_Written request:_
Set down the data below from its first line to the line holding "const days = [0, 2, 4, 14, 22, 29]", inclusive; omit all pictures.

• • •

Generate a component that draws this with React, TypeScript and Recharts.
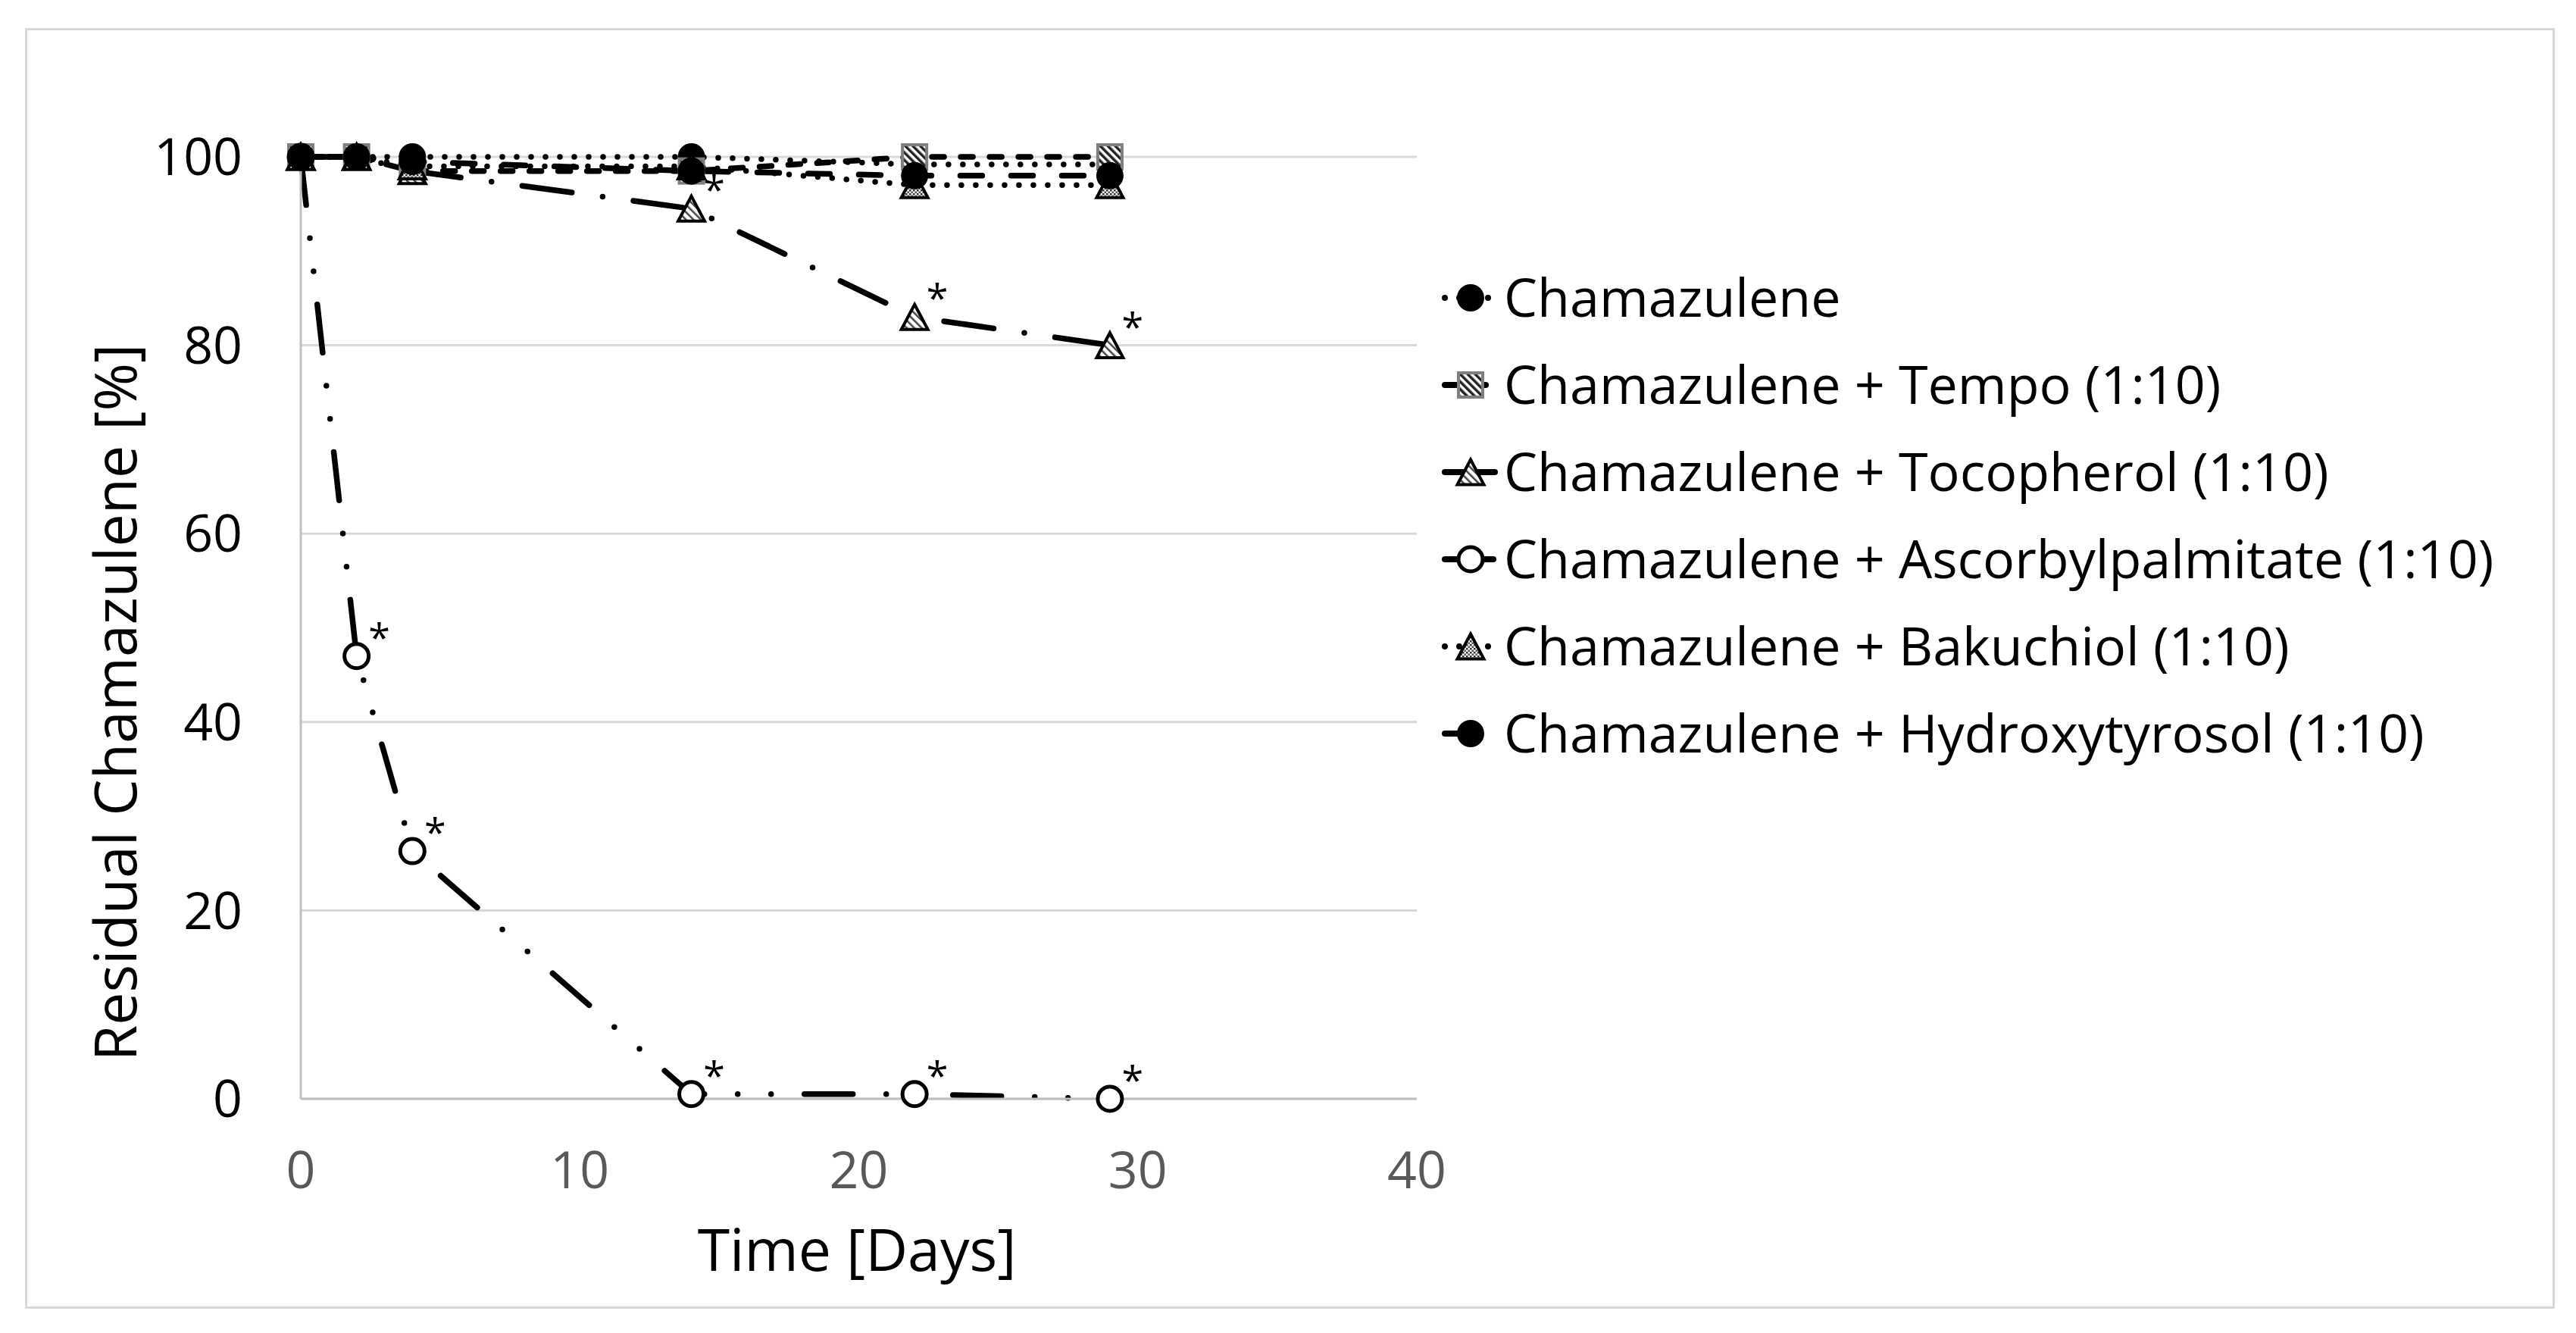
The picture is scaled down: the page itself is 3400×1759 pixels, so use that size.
import React from 'react'
import { LineChart, Line, XAxis, YAxis, CartesianGrid, Legend, Label } from 'recharts'

// sampling days
const days = [0, 2, 4, 14, 22, 29]

// residual chamazulene [%] per series
const chamazulene = [100, 100, 100, 100, 99.2, 99.2]
const tempo = [100, 100, 98.5, 98.5, 100, 100]
const tocopherol = [100, 100, 98.5, 94.5, 83, 80]
const ascorbylpalmitate = [100, 47, 26.3, 0.5, 0.5, 0]
const bakuchiol = [100, 100, 99, 99, 97, 97]
const hydroxytyrosol = [100, 100, 99.5, 98.5, 98, 98]

// significance marks (*)
const sigTocopherol = [false, false, false, true, true, true]
const sigAscorbyl = [false, true, true, true, true, true]

const xTicks = [0, 10, 20, 30, 40]
const yTicks = [0, 20, 40, 60, 80, 100]

const data = days.map((day, i) => ({
  day,
  cham: chamazulene[i],
  tempo: tempo[i],
  toco: tocopherol[i],
  asc: ascorbylpalmitate[i],
  baku: bakuchiol[i],
  hydro: hydroxytyrosol[i],
}))

type MarkerKind = 'dot' | 'square' | 'triHatch' | 'open' | 'triDots'

interface SeriesDef {
  key: string
  name: string
  dash: string
  marker: MarkerKind
  sig?: boolean[]
}

const SERIES: SeriesDef[] = [
  { key: 'cham', name: 'Chamazulene', dash: '0 19', marker: 'dot' },
  { key: 'tempo', name: 'Chamazulene + Tempo (1:10)', dash: '16 22', marker: 'square' },
  { key: 'toco', name: 'Chamazulene + Tocopherol (1:10)', dash: '66 41 0 41', marker: 'triHatch', sig: sigTocopherol },
  { key: 'asc', name: 'Chamazulene + Ascorbylpalmitate (1:10)', dash: '64 44 0 44 0 44', marker: 'open', sig: sigAscorbyl },
  { key: 'baku', name: 'Chamazulene + Bakuchiol (1:10)', dash: '0 19', marker: 'triDots' },
  { key: 'hydro', name: 'Chamazulene + Hydroxytyrosol (1:10)', dash: '29 38', marker: 'dot' },
]

function Marker({ kind, cx, cy }: { kind: MarkerKind; cx: number; cy: number }) {
  if (kind === 'dot') return <circle cx={cx} cy={cy} r={18} fill="#000" />
  if (kind === 'open') return <circle cx={cx} cy={cy} r={16} fill="#fff" stroke="#000" strokeWidth={5} />
  if (kind === 'square')
    return <rect x={cx - 16} y={cy - 16} width={32} height={32} fill="url(#hatchDark)" stroke="#7f7f7f" strokeWidth={4} />
  const h = 33
  const w = 35
  const pts = `${cx},${cy - h / 2} ${cx + w / 2},${cy + h / 2} ${cx - w / 2},${cy + h / 2}`
  return (
    <polygon
      points={pts}
      fill={kind === 'triHatch' ? 'url(#hatchLight)' : 'url(#dotsGray)'}
      stroke="#000"
      strokeWidth={4}
      strokeLinejoin="miter"
    />
  )
}

const makeDot = (s: SeriesDef) => (props: any) => {
  const { cx, cy, index } = props
  if (cx == null || cy == null) return <g key={`${s.key}-${index}`} />
  return (
    <g key={`${s.key}-${index}`}>
      <Marker kind={s.marker} cx={cx} cy={cy} />
      {s.sig && s.sig[index] && (
        <text x={cx + 30} y={cy - 6} fontSize={52} textAnchor="middle" fill="#000">
          *
        </text>
      )}
    </g>
  )
}

function LegendBox() {
  return (
    <svg width={1480} height={720}>
      {SERIES.map((s, i) => {
        const y = 53 + i * 115
        return (
          <g key={s.key}>
            <line x1={27} y1={y} x2={94} y2={y} stroke="#000" strokeWidth={8} strokeDasharray={s.dash} strokeLinecap="round" />
            <Marker kind={s.marker} cx={61} cy={y} />
            <text x={105} y={y + 25} fontSize={70} fill="#000">
              {s.name}
            </text>
          </g>
        )
      })}
    </svg>
  )
}

const YTitle = () => (
  <text x={150} y={927} transform="rotate(-90 150 927)" textAnchor="middle" dominantBaseline="central" fontSize={77} fill="#000">
    Residual Chamazulene [%]
  </text>
)

const XTitle = () => (
  <text x={1131} y={1647} textAnchor="middle" dominantBaseline="central" fontSize={77} fill="#000">
    Time [Days]
  </text>
)

export default function App() {
  return (
    <div
      style={{
        position: 'absolute',
        left: 0,
        top: 0,
        width: 3400,
        height: 1759,
        background: '#fff',
        fontFamily: '"Open Sans", sans-serif',
      }}
    >
      <div
        style={{
          position: 'absolute',
          left: 33,
          top: 37,
          width: 3339,
          height: 1690,
          border: '3px solid #d9d9d9',
          boxSizing: 'border-box',
        }}
      />
      <LineChart width={3400} height={1759} data={data} margin={{ top: 207, right: 1530, bottom: 0, left: 0 }}>
        <defs>
          <pattern id="hatchDark" width="7" height="7" patternUnits="userSpaceOnUse" patternTransform="rotate(-45)">
            <rect width="7" height="7" fill="#fff" />
            <rect width="3.5" height="7" fill="#222" />
          </pattern>
          <pattern id="hatchLight" width="7" height="7" patternUnits="userSpaceOnUse" patternTransform="rotate(-45)">
            <rect width="7" height="7" fill="#fff" />
            <rect width="2.5" height="7" fill="#444" />
          </pattern>
          <pattern id="dotsGray" width="5" height="5" patternUnits="userSpaceOnUse">
            <rect width="5" height="5" fill="#fff" />
            <rect width="2.5" height="2.5" fill="#333" />
            <rect x="2.5" y="2.5" width="2.5" height="2.5" fill="#555" />
          </pattern>
        </defs>
        <CartesianGrid vertical={false} stroke="#d9d9d9" strokeWidth={3} />
        <XAxis
          dataKey="day"
          type="number"
          domain={[0, 40]}
          ticks={xTicks}
          height={309}
          tickSize={0}
          tickMargin={70}
          axisLine={{ stroke: '#bfbfbf', strokeWidth: 3 }}
          tickLine={false}
          tick={{ fontSize: 68, fill: '#595959' }}
        >
          <Label content={XTitle} />
        </XAxis>
        <YAxis
          type="number"
          domain={[0, 100]}
          ticks={yTicks}
          width={397}
          tickSize={0}
          tickMargin={77}
          axisLine={{ stroke: '#bfbfbf', strokeWidth: 3 }}
          tickLine={false}
          tick={{ fontSize: 68, fill: '#000' }}
        >
          <Label content={YTitle} />
        </YAxis>
        <Legend
          layout="horizontal"
          verticalAlign="middle"
          align="center"
          content={() => <LegendBox />}
          wrapperStyle={{ left: 1880, top: 340, width: 1480, height: 720 }}
        />
        {SERIES.map((s) => (
          <Line
            key={s.key}
            dataKey={s.key}
            name={s.name}
            type="linear"
            stroke="#000"
            strokeWidth={7.5}
            strokeDasharray={s.dash}
            strokeLinecap="round"
            dot={makeDot(s)}
            activeDot={false}
            isAnimationActive={false}
          />
        ))}
      </LineChart>
    </div>
  )
}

• • •

_The reply:_
Generate a component that draws this with React, TypeScript and Recharts.
The picture is scaled down: the page itself is 3400×1759 pixels, so use that size.
import React from 'react'
import { LineChart, Line, XAxis, YAxis, CartesianGrid, Legend, Label } from 'recharts'

// sampling days
const days = [0, 2, 4, 14, 22, 29]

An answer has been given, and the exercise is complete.